Blodgett was now in Hollywood and had become quite famous as an actor. When we got there, Blodgett was working on a film with Jack Nicholson; a Roger Corman film, The Trip. And they had a couple of dancers in a scene that they wanted to have painted. Blodgett convinced the directors that I had some paint that was flexible I could use to body paint these girls. So, I “invented” a flexible paint. I went into the set and I painted these dancers and they loved it. They hired me the first week I was in California to paint these girls and I figured it wasn’t such a bad place to be, this is a fun place, and I wanted to stay there. I had planned to stay just for a couple weeks; I ended up staying 30 years.
Blodgett was my biggest supporter in California; whenever he did a film or a TV show, he would convince the showrunners to get me on there. I was always the art director or something of that caliber. But I got a lot of jobs that way and I became quite well known as an art director. And the rest is history.
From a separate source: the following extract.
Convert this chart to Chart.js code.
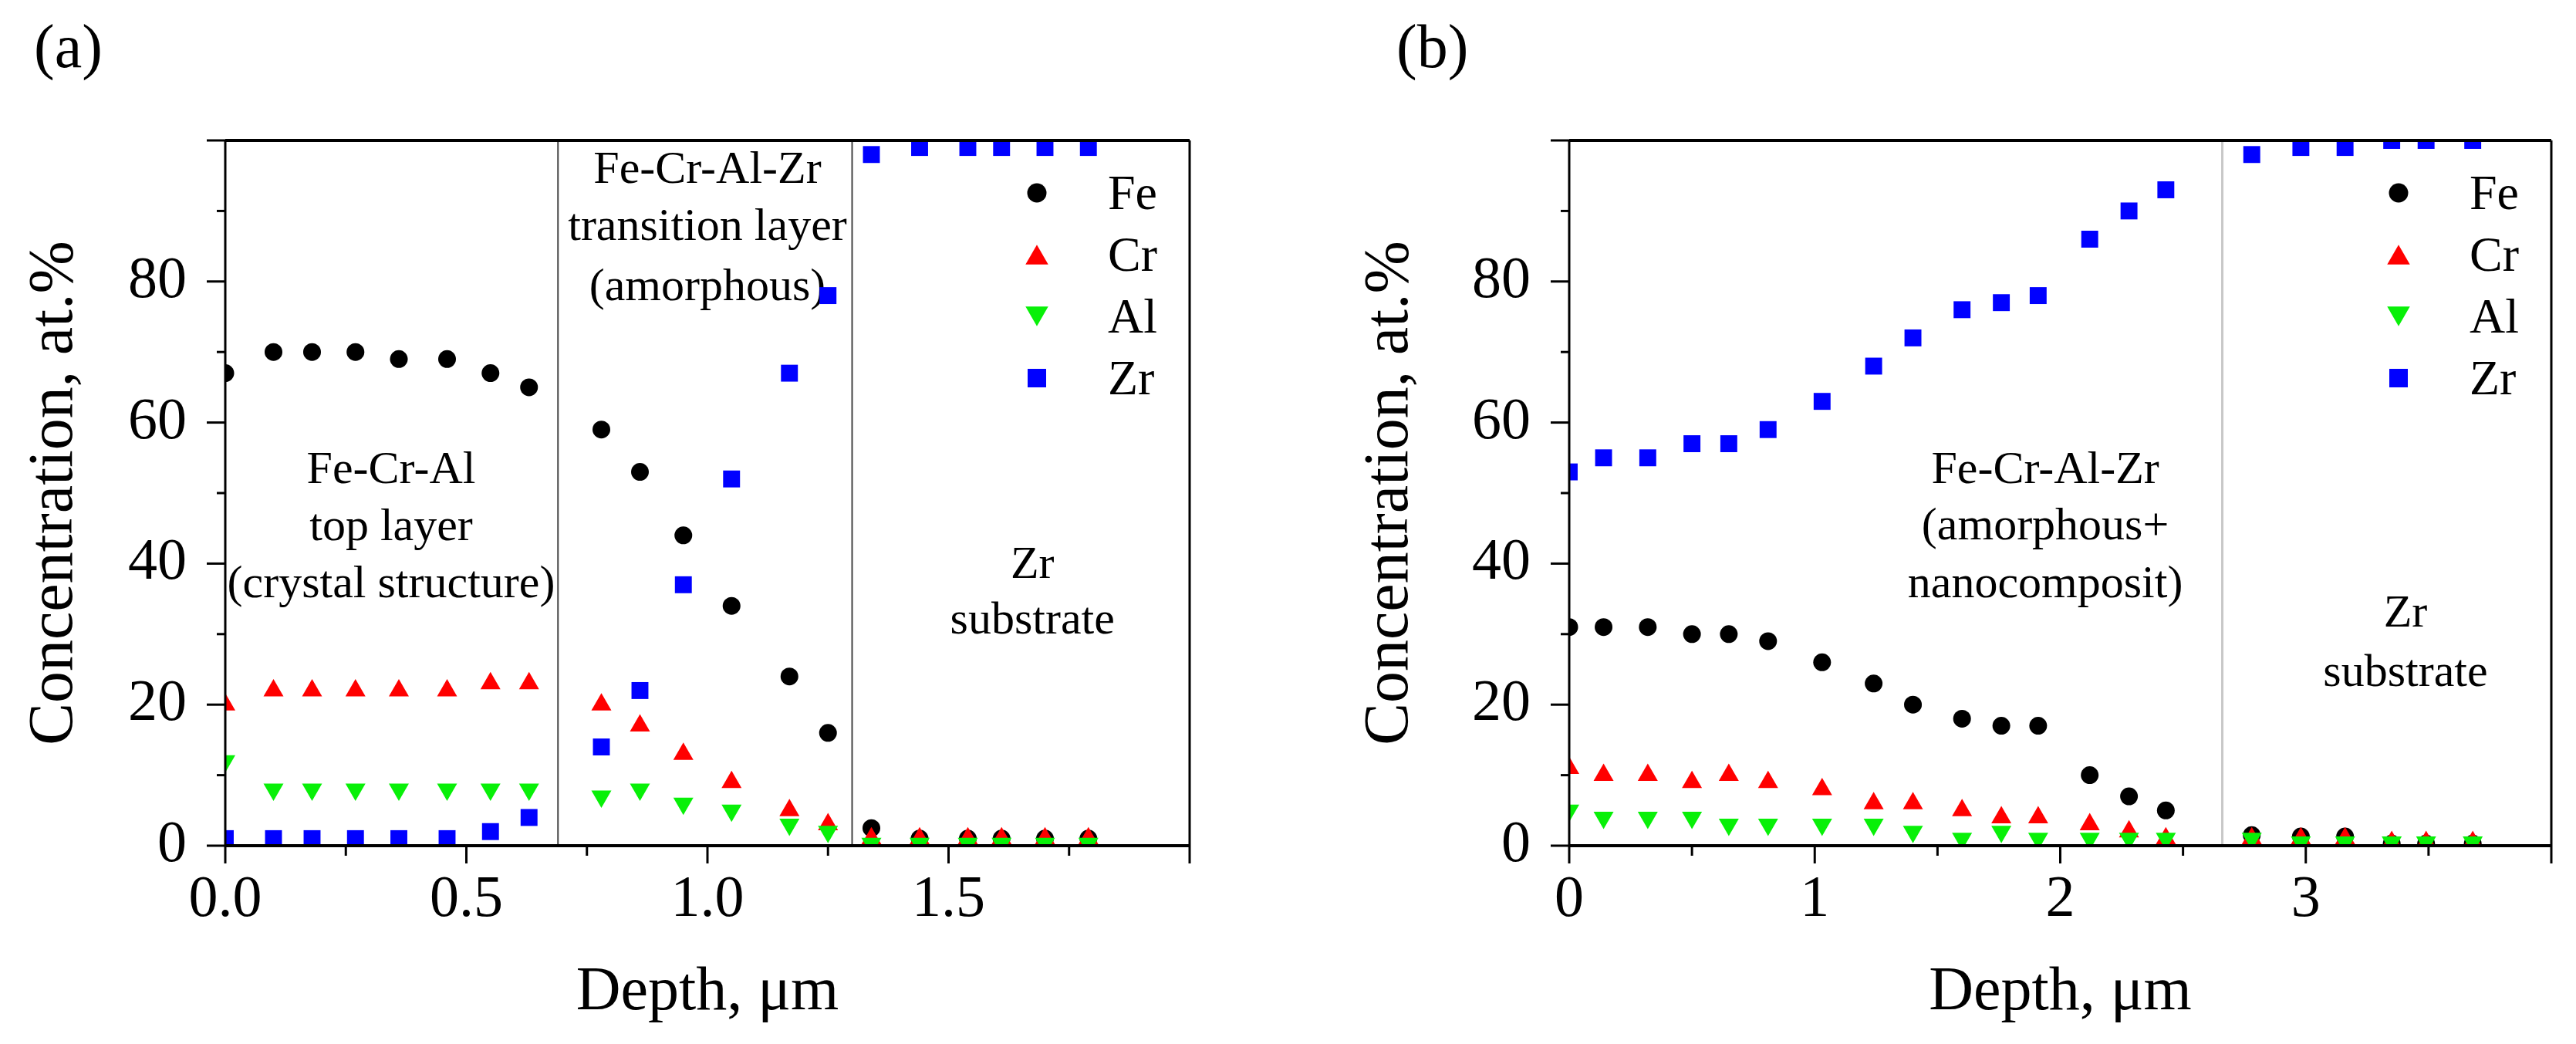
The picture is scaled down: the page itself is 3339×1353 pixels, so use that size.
<!DOCTYPE html>
<html>
<head>
<meta charset="utf-8">
<script src="https://cdn.jsdelivr.net/npm/chart.js@4.4.1/dist/chart.umd.min.js"></script>
<style>
  html, body { margin: 0; padding: 0; background: #fff; }
  body { width: 3339px; height: 1353px; position: relative; overflow: hidden; }
  canvas { position: absolute; top: 0; }
</style>
</head>
<body>
<canvas id="chartA" width="1700" height="1353" style="left:0"></canvas>
<canvas id="chartB" width="1609" height="1353" style="left:1730px"></canvas>
<script>
// (a) depth profile
var depthA = [0, 0.10, 0.18, 0.27, 0.36, 0.46, 0.55, 0.63, 0.78, 0.86, 0.95, 1.05, 1.17, 1.25, 1.34, 1.44, 1.54, 1.61, 1.70, 1.79];
var feA = [67, 70, 70, 70, 69, 69, 67, 65, 59, 53, 44, 34, 24, 16, 2.5, 1, 1, 1, 1, 1];
var crA = [20, 22, 22, 22, 22, 22, 23, 23, 20, 17, 13, 9, 5, 3, 1, 1, 1, 1, 1, 1];
var alA = [12, 8, 8, 8, 8, 8, 8, 8, 7, 8, 6, 5, 3, 2, 0.3, 0.3, 0.3, 0.3, 0.3, 0.3];
var zrA = [1, 1, 1, 1, 1, 1, 2, 4, 14, 22, 37, 52, 67, 78, 98, 99, 99, 99, 99, 99];

// (b)
var depthB = [0, 0.14, 0.32, 0.50, 0.65, 0.81, 1.03, 1.24, 1.40, 1.60, 1.76, 1.91, 2.12, 2.28, 2.43, 2.78, 2.98, 3.16, 3.35, 3.49, 3.68];
var feB = [31, 31, 31, 30, 30, 29, 26, 23, 20, 18, 17, 17, 10, 7, 5, 1.5, 1.3, 1.3, 0.3, 0.3, 0.3];
var crB = [11, 10, 10, 9, 10, 9, 8, 6, 6, 5, 4, 4, 3, 2, 1, 1, 1, 1, 0.5, 0.5, 0.5];
var alB = [5, 4, 4, 4, 3, 3, 3, 3, 2, 1, 2, 1, 1, 1, 1, 1, 0.5, 0.5, 0.5, 0.5, 0.5];
var zrB = [53, 55, 55, 57, 57, 59, 63, 68, 72, 76, 77, 78, 86, 90, 93, 98, 99, 99, 100, 100, 100];

var elements = ['Fe', 'Cr', 'Al', 'Zr'];
var xTicksA = ['0.0', '0.5', '1.0', '1.5'];
var xTicksB = ['0', '1', '2', '3'];
var yTicks = ['0', '20', '40', '60', '80'];

// layer boundaries, depth in um
var bordersA = [0.69, 1.30];
var bordersB = [2.66];

var FONT = '"Liberation Serif", "Times New Roman", serif';
// r = size in the plot, lr = size in the legend
var markers = [
  {shape: 'circle', r: 11.5, lr: 12.5, rot: 0, color: '#000000'},
  {shape: 'triangle', r: 15, lr: 17, rot: 0, color: '#ff0000'},
  {shape: 'triangle', r: 15, lr: 17, rot: 180, color: '#08f008'},
  {shape: 'rect', r: 15.5, lr: 17, rot: 0, color: '#0000ff'}
];

function extras(p) {
  return {
    id: 'extras',
    beforeDatasetsDraw: function (chart) {
      var ctx = chart.ctx, a = chart.chartArea, sx = chart.scales.x, sy = chart.scales.y;
      ctx.save();
      ctx.strokeStyle = p.borderColor;
      ctx.lineWidth = p.borderWidth;
      p.borders.forEach(function (d) {
        var x = sx.getPixelForValue(d);
        ctx.beginPath(); ctx.moveTo(x, a.top); ctx.lineTo(x, a.bottom); ctx.stroke();
      });
      // layer notes
      ctx.fillStyle = '#000';
      ctx.font = '60px ' + FONT;
      ctx.textAlign = 'center';
      ctx.textBaseline = 'middle';
      p.notes.forEach(function (n) {
        n.lines.forEach(function (t, k) {
          ctx.fillText(t, sx.getPixelForValue(n.x), sy.getPixelForValue(n.y[k]));
        });
      });
      ctx.restore();
    },
    afterDatasetsDraw: function (chart) {
      var ctx = chart.ctx, a = chart.chartArea, sx = chart.scales.x, sy = chart.scales.y;
      ctx.save();
      ctx.strokeStyle = '#000';
      // frame: heavier top/bottom
      ctx.lineWidth = 4;
      ctx.beginPath();
      ctx.moveTo(a.left, a.top); ctx.lineTo(a.right, a.top);
      ctx.moveTo(a.left, a.bottom); ctx.lineTo(a.right, a.bottom);
      ctx.stroke();
      ctx.lineWidth = 3;
      ctx.beginPath();
      ctx.moveTo(a.left, a.top); ctx.lineTo(a.left, a.bottom);
      ctx.moveTo(a.right, a.top); ctx.lineTo(a.right, a.bottom);
      ctx.stroke();
      // ticks, major and minor, outward
      var n = Math.round(p.xMax / p.xMinor);
      for (var k = 0; k <= n; k++) {
        var x = sx.getPixelForValue(k * p.xMinor);
        var len = k % 2 === 0 ? 23 : 13;
        ctx.beginPath(); ctx.moveTo(x, a.bottom); ctx.lineTo(x, a.bottom + len); ctx.stroke();
      }
      for (var v = 0; v <= 100; v += 10) {
        var y = sy.getPixelForValue(v);
        var l = v % 20 === 0 ? 24 : 11;
        ctx.beginPath(); ctx.moveTo(a.left, y); ctx.lineTo(a.left - l, y); ctx.stroke();
      }
      // legend
      ctx.font = '64px ' + FONT;
      ctx.textAlign = 'left';
      ctx.textBaseline = 'alphabetic';
      elements.forEach(function (name, i) {
        var m = markers[i];
        var rowY = a.top + 68 + i * 80;
        var off = m.shape === 'triangle' ? (m.rot ? -m.lr / 4 : m.lr / 4) : 0;
        ctx.fillStyle = m.color;
        Chart.helpers.drawPoint(ctx, {pointStyle: m.shape, radius: m.lr, rotation: m.rot, borderWidth: 0},
          a.right - 198, rowY + off);
        ctx.fillStyle = '#000';
        ctx.fillText(name, a.right - 106, rowY + 21);
      });
      // panel letter
      ctx.font = '80px ' + FONT;
      ctx.fillText(p.letter, p.letterX, 87);
      ctx.restore();
    }
  };
}

function makePanel(id, p) {
  var series = [p.fe, p.cr, p.al, p.zr];
  var sets = series.map(function (vals, i) {
    var m = markers[i];
    return {
      label: elements[i],
      data: vals.map(function (v, k) { return {x: p.depth[k], y: v}; }),
      pointStyle: m.shape,
      pointRadius: m.r,
      pointRotation: m.rot,
      pointBackgroundColor: m.color,
      pointBorderWidth: 0,
      backgroundColor: m.color,
      borderColor: m.color,
      showLine: false,
      order: 4 - i,
      clip: 0
    };
  });

  new Chart(document.getElementById(id), {
    type: 'scatter',
    data: {datasets: sets},
    options: {
      responsive: false,
      animation: false,
      devicePixelRatio: 1,
      events: [],
      layout: {padding: {top: 182, right: p.padRight, left: 0, bottom: 0}},
      plugins: {legend: {display: false}, tooltip: {enabled: false}},
      scales: {
        x: {
          type: 'linear', min: 0, max: p.xMax,
          grid: {display: false, drawTicks: false},
          border: {display: false},
          ticks: {
            stepSize: p.xStep, padding: 25, maxRotation: 0, autoSkip: false,
            color: '#000', font: {family: FONT, size: 76},
            callback: function (v) {
              var i = Math.round(v / p.xStep);
              return i < p.xLabels.length ? p.xLabels[i] : '';
            }
          },
          title: {display: true, text: 'Depth, μm', color: '#000',
            font: {family: FONT, size: 80}, padding: {top: 0, bottom: 18}},
          afterFit: function (s) { s.height = 257; }
        },
        y: {
          min: 0, max: 100,
          grid: {display: false, drawTicks: false},
          border: {display: false},
          ticks: {
            stepSize: 20, padding: 50, autoSkip: false,
            color: '#000', font: {family: FONT, size: 76},
            callback: function (v) {
              var i = Math.round(v / 20);
              return i < yTicks.length ? yTicks[i] : '';
            }
          },
          title: {display: true, text: 'Concentration, at.%', color: '#000',
            font: {family: FONT, size: 82}, padding: {top: p.titlePad, bottom: 0}},
          afterFit: function (s) { s.width = p.yWidth; }
        }
      }
    },
    plugins: [extras(p)]
  });
}

makePanel('chartA', {
  depth: depthA, fe: feA, cr: crA, al: alA, zr: zrA,
  xMax: 2, xStep: 0.5, xMinor: 0.25, xLabels: xTicksA,
  padRight: 158, yWidth: 292, titlePad: 22,
  borders: bordersA, borderColor: '#444', borderWidth: 2,
  letter: '(a)', letterX: 44,
  notes: [
    {x: 1.0, y: [95.7, 87.6, 79.1], lines: ['Fe-Cr-Al-Zr', 'transition layer', '(amorphous)']},
    {x: 0.344, y: [53.1, 45.0, 36.9], lines: ['Fe-Cr-Al', 'top layer', '(crystal structure)']},
    {x: 1.674, y: [39.7, 31.8], lines: ['Zr', 'substrate']}
  ]
});

makePanel('chartB', {
  depth: depthB, fe: feB, cr: crB, al: alB, zr: zrB,
  xMax: 4, xStep: 1, xMinor: 0.5, xLabels: xTicksB,
  padRight: 32, yWidth: 304, titlePad: 23,
  borders: bordersB, borderColor: '#c8c8c8', borderWidth: 3,
  letter: '(b)', letterX: 80,
  notes: [
    {x: 1.939, y: [53.1, 45.2, 36.9], lines: ['Fe-Cr-Al-Zr', '(amorphous+', 'nanocomposit)']},
    {x: 3.406, y: [32.8, 24.4], lines: ['Zr', 'substrate']}
  ]
});
</script>
</body>
</html>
As a Midwest native who made his way out to the West Coast and then onto Maui, is there any parting wisdom you would leave to the Minneapolis art scene today?
Four things were important to me: Mentors, muses, partners and apprentices. But especially mentors. Mentoring and being mentored. I get a lot of interns form the University of Cincinnati or Art Center LA and even Germany, people come here and work with us for three to six months, and that’s the thing I try to tell them; it’s really important to have mentors. You can’t necessarily do it all by yourself. Sometimes you need a role model. You’ve got to have somebody like I had Duchamp. Patting me on the back, telling me I’m great. Encouraging me. And muses, you need to have someone like Olivia [Tom’s current assistant], Rita, or some of the interns to inspire you with new ideas. Partnerships are wonderful. I’ve got a lot of great partners, and my wife is my best partner, so it’s important to have. And you need someone to mentor, to pass your legacy onto, someone who will hold your memory. If you don’t, if you go through life and you don’t have any of that, you have a hard row to hoe. It’s difficult. Without those four relationships, what is life?